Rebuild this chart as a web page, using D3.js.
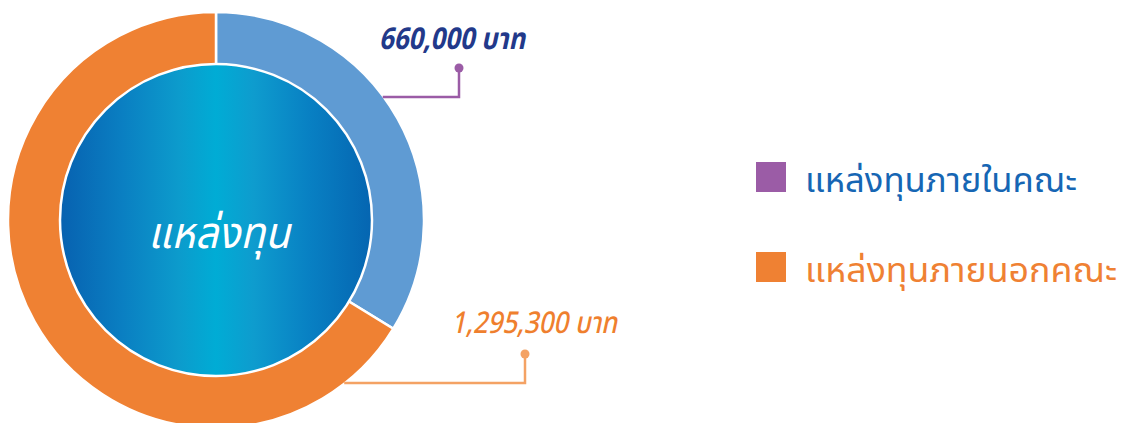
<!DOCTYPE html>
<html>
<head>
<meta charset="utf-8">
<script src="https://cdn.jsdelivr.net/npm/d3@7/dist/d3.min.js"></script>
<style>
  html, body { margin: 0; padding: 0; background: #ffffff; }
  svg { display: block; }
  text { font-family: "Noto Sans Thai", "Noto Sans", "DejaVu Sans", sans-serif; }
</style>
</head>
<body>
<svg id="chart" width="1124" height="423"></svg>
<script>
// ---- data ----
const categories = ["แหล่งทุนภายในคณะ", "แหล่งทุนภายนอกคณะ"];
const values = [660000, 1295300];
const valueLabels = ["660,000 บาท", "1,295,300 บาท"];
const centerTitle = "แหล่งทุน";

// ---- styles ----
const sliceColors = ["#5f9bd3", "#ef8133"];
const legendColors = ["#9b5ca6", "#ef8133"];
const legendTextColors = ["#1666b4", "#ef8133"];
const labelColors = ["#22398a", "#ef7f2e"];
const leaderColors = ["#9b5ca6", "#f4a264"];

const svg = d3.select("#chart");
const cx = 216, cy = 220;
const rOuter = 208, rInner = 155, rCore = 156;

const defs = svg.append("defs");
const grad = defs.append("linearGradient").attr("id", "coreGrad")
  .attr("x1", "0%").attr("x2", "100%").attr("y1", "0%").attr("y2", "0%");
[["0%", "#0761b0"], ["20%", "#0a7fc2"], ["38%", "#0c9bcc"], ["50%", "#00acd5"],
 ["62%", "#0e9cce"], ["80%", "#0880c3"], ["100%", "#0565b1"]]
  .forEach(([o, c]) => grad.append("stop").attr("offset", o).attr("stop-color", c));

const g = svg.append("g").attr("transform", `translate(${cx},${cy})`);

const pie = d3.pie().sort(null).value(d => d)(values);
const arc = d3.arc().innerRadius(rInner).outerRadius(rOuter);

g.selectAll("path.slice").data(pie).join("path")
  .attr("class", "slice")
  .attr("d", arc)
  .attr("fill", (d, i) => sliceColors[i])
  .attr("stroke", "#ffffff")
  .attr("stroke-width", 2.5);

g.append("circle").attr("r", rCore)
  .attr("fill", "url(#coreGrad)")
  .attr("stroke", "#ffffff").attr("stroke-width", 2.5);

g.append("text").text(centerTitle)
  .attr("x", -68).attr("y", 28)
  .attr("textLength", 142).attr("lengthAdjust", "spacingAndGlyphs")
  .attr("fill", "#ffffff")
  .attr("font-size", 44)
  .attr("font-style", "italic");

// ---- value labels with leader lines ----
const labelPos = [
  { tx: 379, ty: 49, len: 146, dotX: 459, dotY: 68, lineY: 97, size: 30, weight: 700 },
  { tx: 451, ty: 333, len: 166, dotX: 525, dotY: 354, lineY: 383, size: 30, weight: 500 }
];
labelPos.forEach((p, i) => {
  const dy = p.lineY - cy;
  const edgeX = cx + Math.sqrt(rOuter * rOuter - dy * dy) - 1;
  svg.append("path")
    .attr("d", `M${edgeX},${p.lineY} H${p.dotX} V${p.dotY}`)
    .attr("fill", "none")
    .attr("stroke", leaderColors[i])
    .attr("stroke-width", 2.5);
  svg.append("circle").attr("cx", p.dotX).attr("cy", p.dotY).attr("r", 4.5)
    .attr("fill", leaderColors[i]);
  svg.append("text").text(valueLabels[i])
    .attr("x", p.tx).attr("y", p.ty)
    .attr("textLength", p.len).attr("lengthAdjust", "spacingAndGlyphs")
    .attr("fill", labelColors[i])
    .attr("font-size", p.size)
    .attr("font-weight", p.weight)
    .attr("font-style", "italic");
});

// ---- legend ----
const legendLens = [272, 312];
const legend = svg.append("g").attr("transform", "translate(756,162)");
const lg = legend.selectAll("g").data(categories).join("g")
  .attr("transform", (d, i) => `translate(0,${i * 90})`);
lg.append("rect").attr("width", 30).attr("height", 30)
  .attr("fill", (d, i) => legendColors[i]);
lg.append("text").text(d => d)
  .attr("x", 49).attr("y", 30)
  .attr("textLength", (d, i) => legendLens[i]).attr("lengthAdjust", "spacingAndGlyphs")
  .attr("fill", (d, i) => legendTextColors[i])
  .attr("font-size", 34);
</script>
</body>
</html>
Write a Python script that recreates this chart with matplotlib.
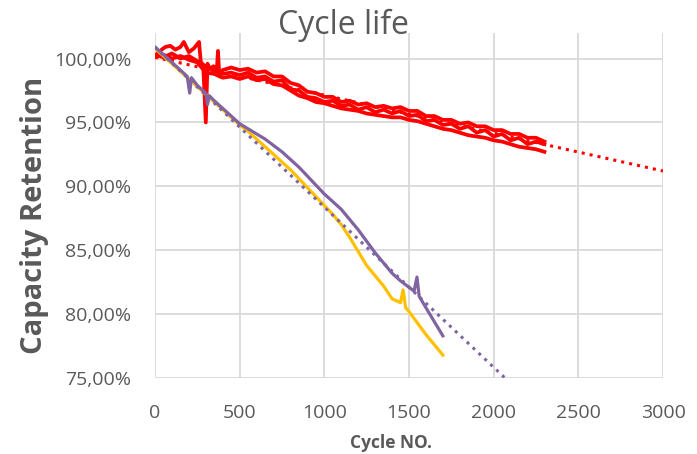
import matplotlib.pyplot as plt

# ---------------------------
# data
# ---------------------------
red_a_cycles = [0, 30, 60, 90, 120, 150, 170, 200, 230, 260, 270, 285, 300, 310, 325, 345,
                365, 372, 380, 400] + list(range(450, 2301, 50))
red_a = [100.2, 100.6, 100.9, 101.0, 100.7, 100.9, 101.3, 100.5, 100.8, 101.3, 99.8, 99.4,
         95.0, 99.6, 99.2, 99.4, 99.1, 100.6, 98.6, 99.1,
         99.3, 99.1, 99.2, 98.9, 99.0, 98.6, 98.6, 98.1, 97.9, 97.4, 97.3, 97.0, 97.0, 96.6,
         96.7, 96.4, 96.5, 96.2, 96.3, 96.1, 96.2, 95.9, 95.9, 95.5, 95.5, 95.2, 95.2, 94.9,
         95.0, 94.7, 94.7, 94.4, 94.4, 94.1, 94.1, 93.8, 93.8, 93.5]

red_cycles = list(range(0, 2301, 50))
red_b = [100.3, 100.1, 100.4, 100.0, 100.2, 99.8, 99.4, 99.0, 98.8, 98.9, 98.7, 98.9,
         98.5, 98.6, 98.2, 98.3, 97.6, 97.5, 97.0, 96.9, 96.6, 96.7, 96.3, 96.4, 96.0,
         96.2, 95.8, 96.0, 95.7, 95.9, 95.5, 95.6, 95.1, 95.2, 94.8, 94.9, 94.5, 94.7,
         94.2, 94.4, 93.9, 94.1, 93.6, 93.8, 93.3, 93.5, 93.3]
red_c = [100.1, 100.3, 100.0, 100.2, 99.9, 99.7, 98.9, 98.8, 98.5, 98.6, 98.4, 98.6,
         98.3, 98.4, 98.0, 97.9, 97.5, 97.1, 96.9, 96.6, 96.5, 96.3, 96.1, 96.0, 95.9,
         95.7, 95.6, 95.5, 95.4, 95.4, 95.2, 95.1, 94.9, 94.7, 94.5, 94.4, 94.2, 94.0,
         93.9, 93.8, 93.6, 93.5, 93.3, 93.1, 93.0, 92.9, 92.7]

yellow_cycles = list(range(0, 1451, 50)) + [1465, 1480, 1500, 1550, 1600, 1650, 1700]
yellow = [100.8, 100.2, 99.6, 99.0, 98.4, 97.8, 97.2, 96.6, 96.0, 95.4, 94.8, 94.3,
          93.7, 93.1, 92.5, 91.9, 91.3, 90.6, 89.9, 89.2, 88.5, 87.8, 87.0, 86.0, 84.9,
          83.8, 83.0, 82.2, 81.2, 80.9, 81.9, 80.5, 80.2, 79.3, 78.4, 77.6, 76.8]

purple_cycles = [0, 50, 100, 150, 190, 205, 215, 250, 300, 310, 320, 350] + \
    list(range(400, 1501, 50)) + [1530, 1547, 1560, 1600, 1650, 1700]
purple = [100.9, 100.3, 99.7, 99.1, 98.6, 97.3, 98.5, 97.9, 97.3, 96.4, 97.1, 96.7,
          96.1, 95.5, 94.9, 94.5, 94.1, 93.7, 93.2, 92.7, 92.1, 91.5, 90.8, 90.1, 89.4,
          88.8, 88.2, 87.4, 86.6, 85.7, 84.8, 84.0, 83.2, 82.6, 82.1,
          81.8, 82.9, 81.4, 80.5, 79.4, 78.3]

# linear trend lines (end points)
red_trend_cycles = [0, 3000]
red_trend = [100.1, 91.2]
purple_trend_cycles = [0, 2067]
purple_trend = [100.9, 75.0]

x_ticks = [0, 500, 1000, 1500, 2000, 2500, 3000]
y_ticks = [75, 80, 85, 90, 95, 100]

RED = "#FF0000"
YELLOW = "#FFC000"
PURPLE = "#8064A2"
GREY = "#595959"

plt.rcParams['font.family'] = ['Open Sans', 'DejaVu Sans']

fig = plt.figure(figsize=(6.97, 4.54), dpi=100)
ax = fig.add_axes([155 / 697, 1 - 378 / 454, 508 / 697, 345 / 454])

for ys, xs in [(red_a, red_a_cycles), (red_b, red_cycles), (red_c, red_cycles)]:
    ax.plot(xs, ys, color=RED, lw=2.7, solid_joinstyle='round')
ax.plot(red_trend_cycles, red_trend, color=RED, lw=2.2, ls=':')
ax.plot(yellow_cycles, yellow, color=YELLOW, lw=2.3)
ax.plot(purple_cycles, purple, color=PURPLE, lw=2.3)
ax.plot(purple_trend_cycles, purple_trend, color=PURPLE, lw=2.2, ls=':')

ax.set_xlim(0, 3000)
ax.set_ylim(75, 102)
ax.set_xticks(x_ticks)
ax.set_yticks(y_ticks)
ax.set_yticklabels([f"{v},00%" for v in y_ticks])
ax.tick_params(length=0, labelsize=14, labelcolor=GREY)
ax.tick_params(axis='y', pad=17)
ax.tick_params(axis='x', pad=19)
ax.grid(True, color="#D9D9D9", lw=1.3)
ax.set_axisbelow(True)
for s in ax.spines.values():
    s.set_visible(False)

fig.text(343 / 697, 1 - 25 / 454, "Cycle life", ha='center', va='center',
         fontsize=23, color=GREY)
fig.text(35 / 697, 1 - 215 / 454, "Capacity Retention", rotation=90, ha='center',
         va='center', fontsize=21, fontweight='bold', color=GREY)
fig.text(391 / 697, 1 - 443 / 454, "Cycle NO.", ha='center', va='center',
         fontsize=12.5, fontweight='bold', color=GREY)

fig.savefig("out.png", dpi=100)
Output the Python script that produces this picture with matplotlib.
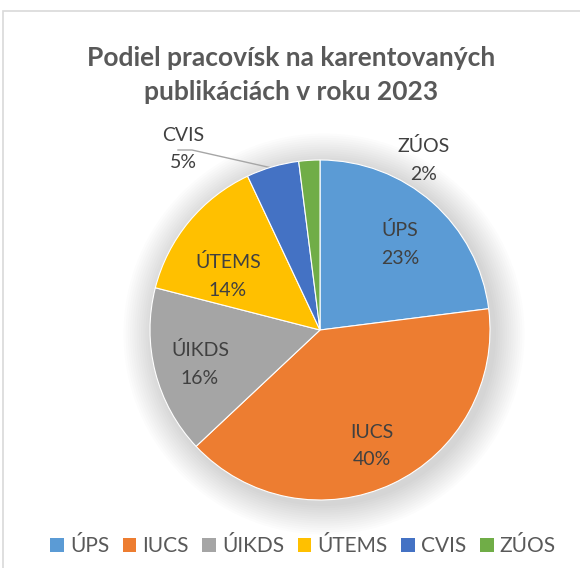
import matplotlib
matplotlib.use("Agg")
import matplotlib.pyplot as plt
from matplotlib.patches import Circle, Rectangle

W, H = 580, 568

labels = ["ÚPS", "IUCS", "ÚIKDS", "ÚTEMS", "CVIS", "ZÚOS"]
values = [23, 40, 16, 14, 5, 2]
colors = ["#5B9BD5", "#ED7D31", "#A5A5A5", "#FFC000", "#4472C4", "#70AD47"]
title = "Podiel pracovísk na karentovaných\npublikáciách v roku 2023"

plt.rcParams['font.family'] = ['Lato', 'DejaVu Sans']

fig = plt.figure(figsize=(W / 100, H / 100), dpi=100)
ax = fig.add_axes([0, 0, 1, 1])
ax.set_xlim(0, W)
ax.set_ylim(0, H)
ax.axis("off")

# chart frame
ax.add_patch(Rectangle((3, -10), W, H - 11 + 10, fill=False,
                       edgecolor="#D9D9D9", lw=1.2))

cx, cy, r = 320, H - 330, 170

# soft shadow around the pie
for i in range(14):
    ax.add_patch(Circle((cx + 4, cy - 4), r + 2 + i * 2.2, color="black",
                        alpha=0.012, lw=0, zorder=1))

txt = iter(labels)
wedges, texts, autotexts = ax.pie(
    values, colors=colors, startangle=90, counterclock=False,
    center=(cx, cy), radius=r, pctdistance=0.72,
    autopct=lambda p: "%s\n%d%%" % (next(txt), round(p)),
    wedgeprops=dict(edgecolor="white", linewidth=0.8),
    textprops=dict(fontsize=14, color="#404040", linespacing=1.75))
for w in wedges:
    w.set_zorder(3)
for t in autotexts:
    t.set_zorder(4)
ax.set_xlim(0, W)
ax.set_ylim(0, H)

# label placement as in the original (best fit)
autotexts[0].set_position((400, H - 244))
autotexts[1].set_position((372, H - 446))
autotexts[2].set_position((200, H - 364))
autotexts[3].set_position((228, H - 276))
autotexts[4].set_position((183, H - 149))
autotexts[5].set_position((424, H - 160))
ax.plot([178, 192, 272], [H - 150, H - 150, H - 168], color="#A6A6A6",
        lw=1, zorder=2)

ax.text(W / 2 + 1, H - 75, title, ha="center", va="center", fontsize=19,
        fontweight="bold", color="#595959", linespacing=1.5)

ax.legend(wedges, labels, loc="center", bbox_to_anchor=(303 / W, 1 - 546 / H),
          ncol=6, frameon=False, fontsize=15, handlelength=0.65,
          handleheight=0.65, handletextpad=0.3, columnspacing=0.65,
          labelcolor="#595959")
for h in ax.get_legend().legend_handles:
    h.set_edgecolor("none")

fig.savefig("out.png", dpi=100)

▬▬▬

Requirements -
Extract the stretch of lines that begins at the line with "Output the Python" and ends at the line with "pracovísk na karentovaných\npublikáciách", inclusive. Omit every picture.

Exercise answer -
Output the Python script that produces this picture with matplotlib.
import matplotlib
matplotlib.use("Agg")
import matplotlib.pyplot as plt
from matplotlib.patches import Circle, Rectangle

W, H = 580, 568

labels = ["ÚPS", "IUCS", "ÚIKDS", "ÚTEMS", "CVIS", "ZÚOS"]
values = [23, 40, 16, 14, 5, 2]
colors = ["#5B9BD5", "#ED7D31", "#A5A5A5", "#FFC000", "#4472C4", "#70AD47"]
title = "Podiel pracovísk na karentovaných\npublikáciách v roku 2023"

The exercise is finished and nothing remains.